I use Lightroom & the print module inside it. I print from home.
I think I used the soft-proofing thing once and never went back. I now use templates within LR to create different templates for different papers. That way, the image I see on the screen reflects the print no matter which paper gets used. Soft-proofing, in my experience, is a gimmick that might be helpful if you're lab printing, but if you're home printing, there are better options.
Each paper gets a test print which I fine tune and save as a template as I go. Colours are often spot on (my eyesight isn't great) unless there are excessive OBAs in a paper, and occasionally I have to tweak brightness and contrast (tones) per paper to get the results I'm happy with. I save the final result as a template in Lightroom with the appropriate contrast/colout/brightness tweaks.
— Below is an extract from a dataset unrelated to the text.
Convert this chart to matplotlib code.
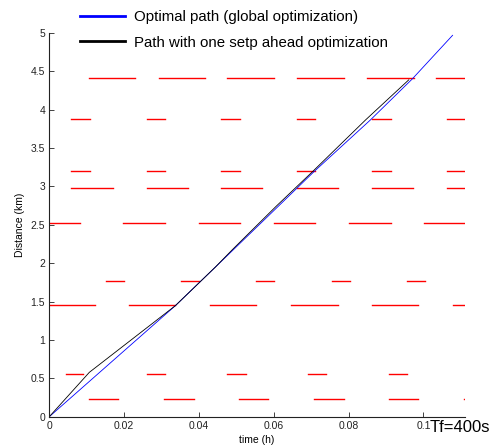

IMO, printing from home is the easiest way to print as you can 'calibrate' your monitor to your prints so that WYSIWYG.
Obviously the pain is in the amount of test prints you need to do to get there, and my tests have proved (to me) that each paper needs a little bit of work to get good results. I've not compared lab results to home prints simply because it's too expensive to get labs to print on the paper I use for test purposes.
Rather than having multiple virtual copies in my library, I have a single image and multiple templates to print from depending on which medium I'm printing on. It's one of the major benefits of Lightroom and something I wish other DAM software had.